De modo consciente, não faço a mínima ideia: por muito que trabalhe previamente conceitos, durante as rodagens, sigo a minha intuição apenas. Uma vez, um assistente de realização disse-me que nunca tinha conhecido um realizador que confiasse tanto na sua intuição. Respondi-lhe que provavelmente nunca tinha conhecido um cineasta que duvidasse tanto da sua inteligência.

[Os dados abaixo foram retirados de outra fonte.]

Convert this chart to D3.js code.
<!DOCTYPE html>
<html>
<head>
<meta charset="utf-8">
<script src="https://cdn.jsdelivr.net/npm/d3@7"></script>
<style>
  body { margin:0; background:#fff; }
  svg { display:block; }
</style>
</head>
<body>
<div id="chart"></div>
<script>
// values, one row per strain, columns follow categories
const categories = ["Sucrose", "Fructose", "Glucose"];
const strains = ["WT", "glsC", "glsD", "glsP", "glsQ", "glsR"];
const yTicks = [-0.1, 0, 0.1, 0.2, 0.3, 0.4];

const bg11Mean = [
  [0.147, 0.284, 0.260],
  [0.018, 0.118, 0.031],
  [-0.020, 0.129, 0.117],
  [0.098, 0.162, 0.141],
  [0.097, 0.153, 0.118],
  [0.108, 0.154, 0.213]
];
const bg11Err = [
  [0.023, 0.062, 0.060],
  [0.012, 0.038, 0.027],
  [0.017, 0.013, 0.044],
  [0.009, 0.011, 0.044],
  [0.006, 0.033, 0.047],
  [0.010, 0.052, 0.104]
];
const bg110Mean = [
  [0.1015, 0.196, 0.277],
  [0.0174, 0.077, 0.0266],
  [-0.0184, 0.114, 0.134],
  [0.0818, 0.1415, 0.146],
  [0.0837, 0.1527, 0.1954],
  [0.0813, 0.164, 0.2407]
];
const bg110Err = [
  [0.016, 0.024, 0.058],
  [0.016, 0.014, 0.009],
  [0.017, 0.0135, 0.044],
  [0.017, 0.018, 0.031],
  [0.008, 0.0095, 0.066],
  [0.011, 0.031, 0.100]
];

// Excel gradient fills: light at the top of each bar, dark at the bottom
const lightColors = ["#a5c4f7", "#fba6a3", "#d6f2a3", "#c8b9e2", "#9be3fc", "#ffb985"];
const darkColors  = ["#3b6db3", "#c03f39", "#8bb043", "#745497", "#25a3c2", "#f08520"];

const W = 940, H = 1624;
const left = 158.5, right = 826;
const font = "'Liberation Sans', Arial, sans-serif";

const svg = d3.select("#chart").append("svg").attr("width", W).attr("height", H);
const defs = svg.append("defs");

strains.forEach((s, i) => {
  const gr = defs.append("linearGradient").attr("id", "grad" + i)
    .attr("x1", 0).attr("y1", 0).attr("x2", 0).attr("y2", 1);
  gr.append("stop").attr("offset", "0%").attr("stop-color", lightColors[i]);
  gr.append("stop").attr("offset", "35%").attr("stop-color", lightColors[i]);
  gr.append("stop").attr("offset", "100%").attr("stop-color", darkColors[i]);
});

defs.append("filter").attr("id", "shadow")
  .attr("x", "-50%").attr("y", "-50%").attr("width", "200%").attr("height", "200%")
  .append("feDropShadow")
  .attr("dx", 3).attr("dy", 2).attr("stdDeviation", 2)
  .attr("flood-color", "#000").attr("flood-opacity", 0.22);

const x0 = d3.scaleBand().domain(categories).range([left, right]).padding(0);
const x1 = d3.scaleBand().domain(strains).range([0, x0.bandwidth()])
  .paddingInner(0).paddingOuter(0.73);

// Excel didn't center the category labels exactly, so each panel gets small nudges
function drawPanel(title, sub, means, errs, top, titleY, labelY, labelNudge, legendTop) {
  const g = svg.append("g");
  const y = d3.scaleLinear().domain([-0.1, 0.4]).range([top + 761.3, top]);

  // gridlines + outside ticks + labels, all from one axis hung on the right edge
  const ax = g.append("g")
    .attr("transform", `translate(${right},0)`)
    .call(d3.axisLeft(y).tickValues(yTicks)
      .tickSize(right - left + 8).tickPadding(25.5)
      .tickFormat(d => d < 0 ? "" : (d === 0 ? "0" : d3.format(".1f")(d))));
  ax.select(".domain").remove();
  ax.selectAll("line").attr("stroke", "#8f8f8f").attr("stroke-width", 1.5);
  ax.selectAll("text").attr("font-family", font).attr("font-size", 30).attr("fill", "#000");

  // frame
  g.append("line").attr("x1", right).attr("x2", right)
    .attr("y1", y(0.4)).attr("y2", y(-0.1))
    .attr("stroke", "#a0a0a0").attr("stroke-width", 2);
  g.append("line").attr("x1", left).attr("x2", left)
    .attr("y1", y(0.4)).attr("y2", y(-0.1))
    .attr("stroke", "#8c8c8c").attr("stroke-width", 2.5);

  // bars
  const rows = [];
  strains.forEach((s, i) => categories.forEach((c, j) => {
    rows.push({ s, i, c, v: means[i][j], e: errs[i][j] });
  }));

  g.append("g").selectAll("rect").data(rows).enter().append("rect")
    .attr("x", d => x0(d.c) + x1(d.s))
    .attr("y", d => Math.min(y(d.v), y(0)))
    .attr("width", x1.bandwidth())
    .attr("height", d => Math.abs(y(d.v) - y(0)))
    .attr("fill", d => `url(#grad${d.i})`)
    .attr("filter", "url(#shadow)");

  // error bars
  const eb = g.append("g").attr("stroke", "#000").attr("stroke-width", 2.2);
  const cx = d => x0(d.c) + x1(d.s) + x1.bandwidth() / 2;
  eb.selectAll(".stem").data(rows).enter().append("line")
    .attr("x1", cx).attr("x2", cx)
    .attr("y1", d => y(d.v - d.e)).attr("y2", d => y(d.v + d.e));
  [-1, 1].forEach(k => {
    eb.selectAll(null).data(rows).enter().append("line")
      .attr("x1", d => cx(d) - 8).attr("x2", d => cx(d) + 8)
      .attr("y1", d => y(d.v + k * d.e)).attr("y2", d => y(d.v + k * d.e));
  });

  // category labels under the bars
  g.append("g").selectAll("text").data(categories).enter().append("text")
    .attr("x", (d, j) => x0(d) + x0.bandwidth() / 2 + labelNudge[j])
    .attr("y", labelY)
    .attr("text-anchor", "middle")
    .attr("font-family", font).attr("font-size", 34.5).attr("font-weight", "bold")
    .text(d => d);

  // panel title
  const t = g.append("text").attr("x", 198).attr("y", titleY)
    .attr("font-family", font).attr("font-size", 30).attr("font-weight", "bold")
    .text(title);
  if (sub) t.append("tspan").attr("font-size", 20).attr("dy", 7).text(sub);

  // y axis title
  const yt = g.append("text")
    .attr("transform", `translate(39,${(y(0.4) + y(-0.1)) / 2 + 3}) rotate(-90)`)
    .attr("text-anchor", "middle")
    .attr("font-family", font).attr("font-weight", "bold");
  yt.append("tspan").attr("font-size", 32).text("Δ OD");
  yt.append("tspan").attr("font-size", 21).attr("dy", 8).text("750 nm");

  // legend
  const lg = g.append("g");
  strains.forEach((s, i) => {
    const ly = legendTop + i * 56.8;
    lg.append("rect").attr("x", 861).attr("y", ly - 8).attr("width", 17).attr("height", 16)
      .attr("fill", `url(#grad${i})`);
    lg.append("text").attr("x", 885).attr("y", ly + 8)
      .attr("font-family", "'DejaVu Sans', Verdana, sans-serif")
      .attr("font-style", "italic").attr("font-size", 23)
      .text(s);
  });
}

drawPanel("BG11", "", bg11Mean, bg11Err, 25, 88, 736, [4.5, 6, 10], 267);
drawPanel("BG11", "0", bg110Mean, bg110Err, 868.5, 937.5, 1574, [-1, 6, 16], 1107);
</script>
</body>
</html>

O que vem pela frente na tua obra?
O futuro é sempre o presente para mim. Em 9 de Setembro de 2022, comecei a trabalhar com imagens IA – a que eu chamo de inteligência animal. Isso porque (por enquanto) a IA é baseada apenas numa base de dados criada por humanos. Terminámos recentemente o videoclip “Losers“, do Legendary Tigerman. Ele foi integralmente realizado através de IA. Seria impossível criar um filme apocalíptico low budget em que Nova Iorque, Paris, Lisboa e Seoul são os cenários. Esta é a fase ideal para criar em IA, porque gosto de abraçar o inesperado. Essa ainda é uma constante, para além de que, há momentos em que parece que estou a filmar em VHS. Vejo a IA como um novo brinquedo, uma nova ferramenta para explorar outros meios. Dito isto, nunca irei trabalhar com menos pessoas por causa da IA. Aliás, cada especialista irá dar instruções muito mais precisas para a criação de imagens. Estamos agora a terminar um filme – “Cartas Telepáticas” – em que todas as imagens são IA. As vozes, no entanto, são de atores. Fala sobre as afinidades entre Pessoa e Lovecraft, dois escritores omnipresentes na minha cinematografia, e que viveram na mesma época. Ambos publicaram apenas um livro em (fim de) vida e, hoje, têm milhares de fãs. Seguir-se-á uma longa-metragem sobre o terrorismo em Portugal nos anos 80, de uma perspectiva muito pessoal, cruzando autobiografia com ficção.